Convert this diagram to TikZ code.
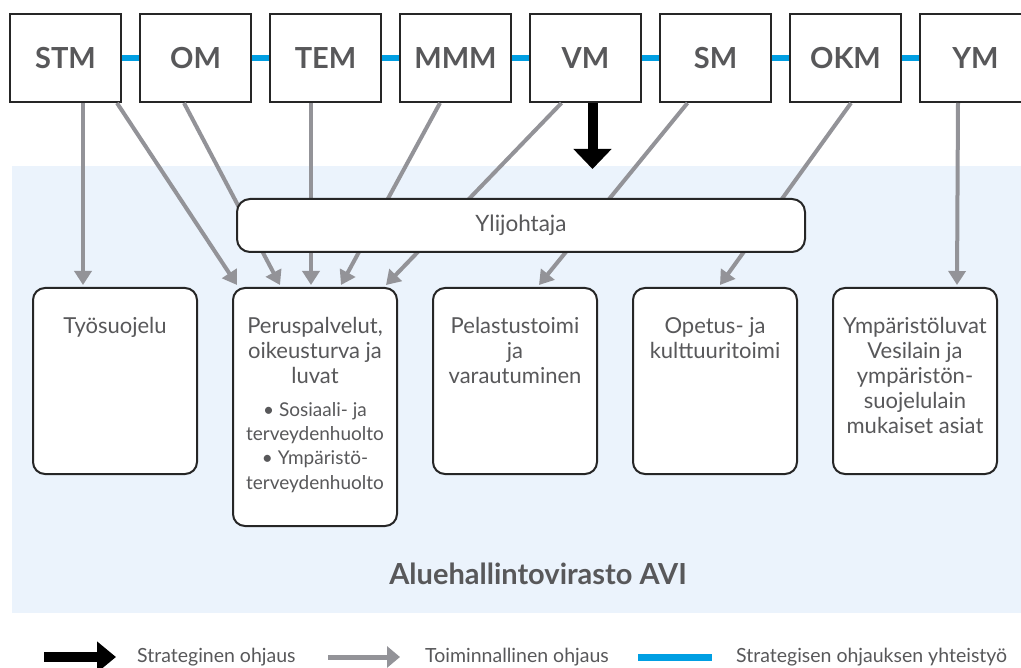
\documentclass[tikz,border=0pt]{standalone}
\usepackage{fontspec}
\setmainfont{Lato}
\usetikzlibrary{positioning, arrows.meta, calc}

\definecolor{avigray}{HTML}{58585A}
\definecolor{opsgray}{HTML}{939398}
\definecolor{coopblue}{HTML}{009FE3}
\definecolor{avibg}{HTML}{EBF3FC}

\begin{document}
\begin{tikzpicture}[
    x=1pt, y=-1pt,
    ministry/.style={draw=black!85, line width=2pt, fill=white,
        minimum width=111pt, minimum height=88pt, inner sep=0pt,
        font=\bfseries\fontsize{29}{30}\selectfont, text=avigray},
    unit/.style={draw=black!85, line width=2pt, fill=white,
        rounded corners=12pt, minimum width=164pt, inner sep=0pt, anchor=north},
    unittext/.style={anchor=north, align=center, inner sep=0pt, text=avigray,
        font=\fontsize{22}{25}\selectfont},
    subtext/.style={anchor=north, align=center, inner sep=0pt, text=avigray,
        font=\fontsize{19}{24.3}\selectfont},
    legtext/.style={anchor=base west, inner sep=0pt, text=avigray,
        font=\fontsize{19.5}{21}\selectfont},
    ops/.style={draw=opsgray, line width=4pt, -{Triangle[length=14pt, width=17pt]}},
    strat/.style={draw=black, line width=10pt, -{Triangle[length=20pt, width=37pt]}},
    coop/.style={draw=coopblue, line width=6pt}
]
    \useasboundingbox (0,0) rectangle (1021,668);

    % AVI area
    \fill[avibg] (12,166) rectangle (1030,613);
    \node[anchor=base, text=avigray, font=\bfseries\fontsize{29}{31}\selectfont]
        (avi) at (538,584) {Aluehallintovirasto AVI};

    % Ministries in a row
    \foreach \name [count=\i from 0] in {STM,OM,TEM,MMM,VM,SM,OKM,YM} {
        \node[ministry] (\name) at (65.5+130*\i, 58) {\name};
    }

    % Strategic cooperation
    \foreach \a/\b in {STM/OM, OM/TEM, TEM/MMM, MMM/VM, VM/SM, SM/OKM, OKM/YM} {
        \draw[coop] (\a.east) -- (\b.west);
    }

    % Units of AVI
    \foreach \name/\h [count=\i from 0] in {tyo/186, perus/238, pelas/186, opetus/186, ymp/186} {
        \node[unit, minimum height=\h pt] (\name) at (115+200*\i, 287) {};
    }

    \node[unittext] (tyotxt) at ($(tyo.north)+(0,30)$) {Työsuojelu};
    \node[unittext] (perustxt) at ($(perus.north)+(0,30)$)
        {Peruspalvelut,\\oikeusturva ja\\luvat};
    \node[subtext] (perussub) at ($(perus.north)+(0,115)$)
        {• Sosiaali- ja\\terveydenhuolto\\• Ympäristö-\\terveydenhuolto};
    \node[unittext] (pelastxt) at ($(pelas.north)+(0,30)$)
        {Pelastustoimi\\ja\\varautuminen};
    \node[unittext] (opetustxt) at ($(opetus.north)+(0,30)$)
        {Opetus- ja\\kulttuuritoimi};
    \node[unittext] (ymptxt) at ($(ymp.north)+(0,30)$)
        {Ympäristöluvat\\Vesilain ja\\ympäristön-\\suojelulain\\mukaiset asiat};

    % Operational steering
    \foreach \src/\sx/\dst/\dx in {STM/17.5/tyo/-32, STM/51.5/perus/-78,
            OM/-11.5/perus/-35, TEM/-14.5/perus/-4, MMM/-15.5/perus/26,
            VM/-24/perus/71, SM/-28/pelas/24, OKM/5.5/opetus/5, YM/-17.5/ymp/42} {
        \draw[ops] ($(\src.south)+(\sx,0)$) -- ($(\dst.north)+(\dx,-2)$);
    }

    % Regional director on top of the arrows
    \node[draw=black!85, line width=2pt, fill=white, rounded corners=13pt,
        minimum width=568pt, minimum height=53pt, text=avigray,
        font=\fontsize{22.5}{24}\selectfont] (ylij) at (521,225.5) {Ylijohtaja};

    % Strategic steering
    \coordinate (vmtip) at ($(VM.south)+(7,66)$);
    \draw[strat] ($(VM.south)+(7,0)$) -- (vmtip);

    % Legend
    \coordinate (lgsa) at (44,657);
    \coordinate (lgsb) at (116,657);
    \coordinate (lgoa) at (328,657);
    \coordinate (lgob) at (400,657);
    \coordinate (lgca) at (638,657);
    \coordinate (lgcb) at (712,657);
    \draw[strat, -{Triangle[length=19pt, width=30pt]}] (lgsa) -- (lgsb);
    \draw[ops, line width=5pt, -{Triangle[length=13pt, width=21pt]}] (lgoa) -- (lgob);
    \draw[coop, line width=7pt] (lgca) -- (lgcb);
    \node[legtext] (lgstxt) at (137,662) {Strateginen ohjaus};
    \node[legtext] (lgotxt) at (425,662) {Toiminnallinen ohjaus};
    \node[legtext] (lgctxt) at (736,662) {Strategisen ohjauksen yhteistyö};

\end{tikzpicture}
\end{document}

§ **Problem details**
Transcribe the full listing above exactly, with the images removed.

§ **Task solution**
Convert this diagram to TikZ code.
\documentclass[tikz,border=0pt]{standalone}
\usepackage{fontspec}
\setmainfont{Lato}
\usetikzlibrary{positioning, arrows.meta, calc}

\definecolor{avigray}{HTML}{58585A}
\definecolor{opsgray}{HTML}{939398}
\definecolor{coopblue}{HTML}{009FE3}
\definecolor{avibg}{HTML}{EBF3FC}

\begin{document}
\begin{tikzpicture}[
    x=1pt, y=-1pt,
    ministry/.style={draw=black!85, line width=2pt, fill=white,
        minimum width=111pt, minimum height=88pt, inner sep=0pt,
        font=\bfseries\fontsize{29}{30}\selectfont, text=avigray},
    unit/.style={draw=black!85, line width=2pt, fill=white,
        rounded corners=12pt, minimum width=164pt, inner sep=0pt, anchor=north},
    unittext/.style={anchor=north, align=center, inner sep=0pt, text=avigray,
        font=\fontsize{22}{25}\selectfont},
    subtext/.style={anchor=north, align=center, inner sep=0pt, text=avigray,
        font=\fontsize{19}{24.3}\selectfont},
    legtext/.style={anchor=base west, inner sep=0pt, text=avigray,
        font=\fontsize{19.5}{21}\selectfont},
    ops/.style={draw=opsgray, line width=4pt, -{Triangle[length=14pt, width=17pt]}},
    strat/.style={draw=black, line width=10pt, -{Triangle[length=20pt, width=37pt]}},
    coop/.style={draw=coopblue, line width=6pt}
]
    \useasboundingbox (0,0) rectangle (1021,668);

    % AVI area
    \fill[avibg] (12,166) rectangle (1030,613);
    \node[anchor=base, text=avigray, font=\bfseries\fontsize{29}{31}\selectfont]
        (avi) at (538,584) {Aluehallintovirasto AVI};

    % Ministries in a row
    \foreach \name [count=\i from 0] in {STM,OM,TEM,MMM,VM,SM,OKM,YM} {
        \node[ministry] (\name) at (65.5+130*\i, 58) {\name};
    }

    % Strategic cooperation
    \foreach \a/\b in {STM/OM, OM/TEM, TEM/MMM, MMM/VM, VM/SM, SM/OKM, OKM/YM} {
        \draw[coop] (\a.east) -- (\b.west);
    }

    % Units of AVI
    \foreach \name/\h [count=\i from 0] in {tyo/186, perus/238, pelas/186, opetus/186, ymp/186} {
        \node[unit, minimum height=\h pt] (\name) at (115+200*\i, 287) {};
    }

    \node[unittext] (tyotxt) at ($(tyo.north)+(0,30)$) {Työsuojelu};
    \node[unittext] (perustxt) at ($(perus.north)+(0,30)$)
        {Peruspalvelut,\\oikeusturva ja\\luvat};
    \node[subtext] (perussub) at ($(perus.north)+(0,115)$)
        {• Sosiaali- ja\\terveydenhuolto\\• Ympäristö-\\terveydenhuolto};
    \node[unittext] (pelastxt) at ($(pelas.north)+(0,30)$)
        {Pelastustoimi\\ja\\varautuminen};
    \node[unittext] (opetustxt) at ($(opetus.north)+(0,30)$)
        {Opetus- ja\\kulttuuritoimi};
    \node[unittext] (ymptxt) at ($(ymp.north)+(0,30)$)
        {Ympäristöluvat\\Vesilain ja\\ympäristön-\\suojelulain\\mukaiset asiat};

    % Operational steering
    \foreach \src/\sx/\dst/\dx in {STM/17.5/tyo/-32, STM/51.5/perus/-78,
            OM/-11.5/perus/-35, TEM/-14.5/perus/-4, MMM/-15.5/perus/26,
            VM/-24/perus/71, SM/-28/pelas/24, OKM/5.5/opetus/5, YM/-17.5/ymp/42} {
        \draw[ops] ($(\src.south)+(\sx,0)$) -- ($(\dst.north)+(\dx,-2)$);
    }

    % Regional director on top of the arrows
    \node[draw=black!85, line width=2pt, fill=white, rounded corners=13pt,
        minimum width=568pt, minimum height=53pt, text=avigray,
        font=\fontsize{22.5}{24}\selectfont] (ylij) at (521,225.5) {Ylijohtaja};

    % Strategic steering
    \coordinate (vmtip) at ($(VM.south)+(7,66)$);
    \draw[strat] ($(VM.south)+(7,0)$) -- (vmtip);

    % Legend
    \coordinate (lgsa) at (44,657);
    \coordinate (lgsb) at (116,657);
    \coordinate (lgoa) at (328,657);
    \coordinate (lgob) at (400,657);
    \coordinate (lgca) at (638,657);
    \coordinate (lgcb) at (712,657);
    \draw[strat, -{Triangle[length=19pt, width=30pt]}] (lgsa) -- (lgsb);
    \draw[ops, line width=5pt, -{Triangle[length=13pt, width=21pt]}] (lgoa) -- (lgob);
    \draw[coop, line width=7pt] (lgca) -- (lgcb);
    \node[legtext] (lgstxt) at (137,662) {Strateginen ohjaus};
    \node[legtext] (lgotxt) at (425,662) {Toiminnallinen ohjaus};
    \node[legtext] (lgctxt) at (736,662) {Strategisen ohjauksen yhteistyö};

\end{tikzpicture}
\end{document}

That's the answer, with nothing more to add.